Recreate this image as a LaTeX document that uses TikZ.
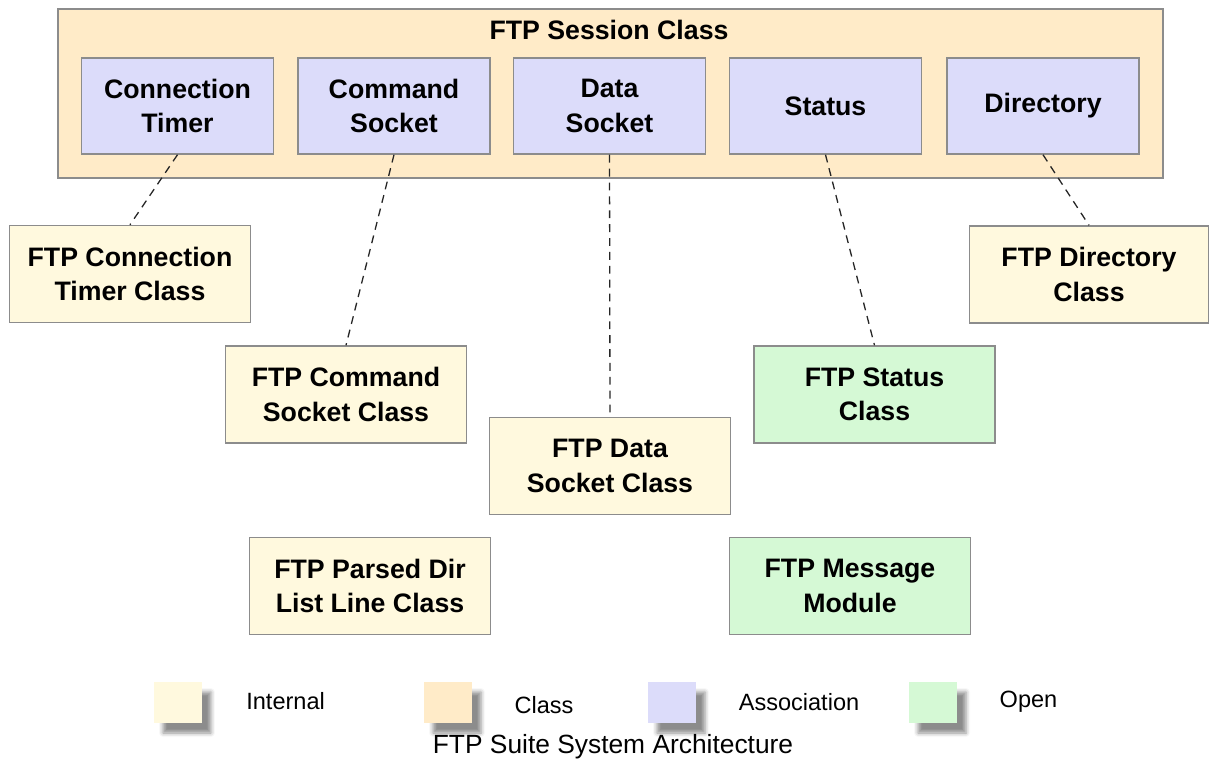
\documentclass[tikz,border=0pt]{standalone}
\usepackage{fontspec}
\setmainfont{Liberation Sans}
\usepackage{tikz}
\usetikzlibrary{
  positioning,
  shadows.blur
}
\definecolor{classfill}{HTML}{FFEBC8}
\definecolor{assocfill}{HTML}{DCDCFA}
\definecolor{internfill}{HTML}{FFF9DE}
\definecolor{openfill}{HTML}{D5F9D5}
\definecolor{boxline}{HTML}{8C8C8C}
\tikzset{
  box/.style={draw=boxline, line width=0.03cm, inner sep=0pt, align=center,
    font=\bfseries\fontsize{15.2}{19.6}\selectfont},
  assocbox/.style={box, fill=assocfill, minimum width=3.84cm, minimum height=1.92cm},
  internbox/.style={box, fill=internfill, minimum width=4.82cm, minimum height=1.94cm},
  openbox/.style={box, fill=openfill, minimum width=4.82cm, minimum height=1.94cm},
  link/.style={line width=0.026cm, black!85, dash pattern=on 4.5pt off 3.4pt},
  legendsq/.style={minimum width=0.96cm, minimum height=0.82cm, inner sep=0pt,
    blur shadow={shadow xshift=0.18cm, shadow yshift=-0.2cm, shadow blur radius=0.08cm, shadow opacity=45}},
  legendtxt/.style={font=\fontsize{13.4}{16}\selectfont, inner sep=0pt}
}

\begin{document}
\begin{tikzpicture}[x=0.02cm, y=-0.02cm]

    \useasboundingbox (0,0) rectangle (1209,761);

    % session class with its members
    \node[box, fill=classfill, minimum width=22.1cm, minimum height=3.38cm] (session) at (610.5,93.5) {};
    \node[font=\bfseries\fontsize{15.2}{19.6}\selectfont] (sessiontitle) at (609,30) {FTP Session Class};

    \node[assocbox] (ctimer)   at (177.5,106) {Connection\\Timer};
    \node[assocbox] (cmdsock)  at (394,106)   {Command\\Socket};
    \node[assocbox] (datasock) at (609.5,106) {Data\\Socket};
    \node[assocbox] (status)   at (825.5,106) {Status};
    \node[assocbox] (dir)      at (1043,106)  {Directory};

    % classes
    \node[internbox] (ctimerclass) at (130,274)     {FTP Connection\\Timer Class};
    \node[internbox, minimum width=4.78cm] (dirclass) at (1089,274.5) {FTP Directory\\Class};
    \node[internbox] (cmdclass)    at (346,394.5)   {FTP Command\\Socket Class};
    \node[openbox]   (statusclass) at (874.5,394.5) {FTP Status\\Class};
    \node[internbox] (dataclass)   at (610,466)     {FTP Data\\Socket Class};
    \node[internbox] (parsedclass) at (370,586)     {FTP Parsed Dir\\List Line Class};
    \node[openbox]   (msgmodule)   at (850,586)     {FTP Message\\Module};

    % associations
    \draw[link] (ctimer.south)   -- (ctimerclass.north);
    \draw[link] (cmdsock.south)  -- (cmdclass.north);
    \draw[link] (datasock.south) -- (dataclass.north);
    \draw[link] (status.south)   -- (statusclass.north);
    \draw[link] (dir.south)      -- (dirclass.north);

    % legend
    \node[legendsq, fill=internfill] (leginternal) at (178,702.5) {};
    \node[legendtxt, anchor=west] (leginternaltxt) at (246,701) {Internal};
    \node[legendsq, fill=classfill] (legclass) at (448,702.5) {};
    \node[legendtxt] (legclasstxt) at (544,705) {Class};
    \node[legendsq, fill=assocfill] (legassoc) at (672,702.5) {};
    \node[legendtxt] (legassoctxt) at (799,702) {Association};
    \node[legendsq, fill=openfill] (legopen) at (933,702.5) {};
    \node[legendtxt] (legopentxt) at (1028.5,702) {Open};

    % caption
    \node[font=\fontsize{15}{18}\selectfont, inner sep=0pt] (caption) at (613,747) {FTP Suite System Architecture};

\end{tikzpicture}
\end{document}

REQUIRED WORK:
Leave out the pictures and transcribe everything else exactly.

FULL RESPONSE:
Recreate this image as a LaTeX document that uses TikZ.
\documentclass[tikz,border=0pt]{standalone}
\usepackage{fontspec}
\setmainfont{Liberation Sans}
\usepackage{tikz}
\usetikzlibrary{
  positioning,
  shadows.blur
}
\definecolor{classfill}{HTML}{FFEBC8}
\definecolor{assocfill}{HTML}{DCDCFA}
\definecolor{internfill}{HTML}{FFF9DE}
\definecolor{openfill}{HTML}{D5F9D5}
\definecolor{boxline}{HTML}{8C8C8C}
\tikzset{
  box/.style={draw=boxline, line width=0.03cm, inner sep=0pt, align=center,
    font=\bfseries\fontsize{15.2}{19.6}\selectfont},
  assocbox/.style={box, fill=assocfill, minimum width=3.84cm, minimum height=1.92cm},
  internbox/.style={box, fill=internfill, minimum width=4.82cm, minimum height=1.94cm},
  openbox/.style={box, fill=openfill, minimum width=4.82cm, minimum height=1.94cm},
  link/.style={line width=0.026cm, black!85, dash pattern=on 4.5pt off 3.4pt},
  legendsq/.style={minimum width=0.96cm, minimum height=0.82cm, inner sep=0pt,
    blur shadow={shadow xshift=0.18cm, shadow yshift=-0.2cm, shadow blur radius=0.08cm, shadow opacity=45}},
  legendtxt/.style={font=\fontsize{13.4}{16}\selectfont, inner sep=0pt}
}

\begin{document}
\begin{tikzpicture}[x=0.02cm, y=-0.02cm]

    \useasboundingbox (0,0) rectangle (1209,761);

    % session class with its members
    \node[box, fill=classfill, minimum width=22.1cm, minimum height=3.38cm] (session) at (610.5,93.5) {};
    \node[font=\bfseries\fontsize{15.2}{19.6}\selectfont] (sessiontitle) at (609,30) {FTP Session Class};

    \node[assocbox] (ctimer)   at (177.5,106) {Connection\\Timer};
    \node[assocbox] (cmdsock)  at (394,106)   {Command\\Socket};
    \node[assocbox] (datasock) at (609.5,106) {Data\\Socket};
    \node[assocbox] (status)   at (825.5,106) {Status};
    \node[assocbox] (dir)      at (1043,106)  {Directory};

    % classes
    \node[internbox] (ctimerclass) at (130,274)     {FTP Connection\\Timer Class};
    \node[internbox, minimum width=4.78cm] (dirclass) at (1089,274.5) {FTP Directory\\Class};
    \node[internbox] (cmdclass)    at (346,394.5)   {FTP Command\\Socket Class};
    \node[openbox]   (statusclass) at (874.5,394.5) {FTP Status\\Class};
    \node[internbox] (dataclass)   at (610,466)     {FTP Data\\Socket Class};
    \node[internbox] (parsedclass) at (370,586)     {FTP Parsed Dir\\List Line Class};
    \node[openbox]   (msgmodule)   at (850,586)     {FTP Message\\Module};

    % associations
    \draw[link] (ctimer.south)   -- (ctimerclass.north);
    \draw[link] (cmdsock.south)  -- (cmdclass.north);
    \draw[link] (datasock.south) -- (dataclass.north);
    \draw[link] (status.south)   -- (statusclass.north);
    \draw[link] (dir.south)      -- (dirclass.north);

    % legend
    \node[legendsq, fill=internfill] (leginternal) at (178,702.5) {};
    \node[legendtxt, anchor=west] (leginternaltxt) at (246,701) {Internal};
    \node[legendsq, fill=classfill] (legclass) at (448,702.5) {};
    \node[legendtxt] (legclasstxt) at (544,705) {Class};
    \node[legendsq, fill=assocfill] (legassoc) at (672,702.5) {};
    \node[legendtxt] (legassoctxt) at (799,702) {Association};
    \node[legendsq, fill=openfill] (legopen) at (933,702.5) {};
    \node[legendtxt] (legopentxt) at (1028.5,702) {Open};

    % caption
    \node[font=\fontsize{15}{18}\selectfont, inner sep=0pt] (caption) at (613,747) {FTP Suite System Architecture};

\end{tikzpicture}
\end{document}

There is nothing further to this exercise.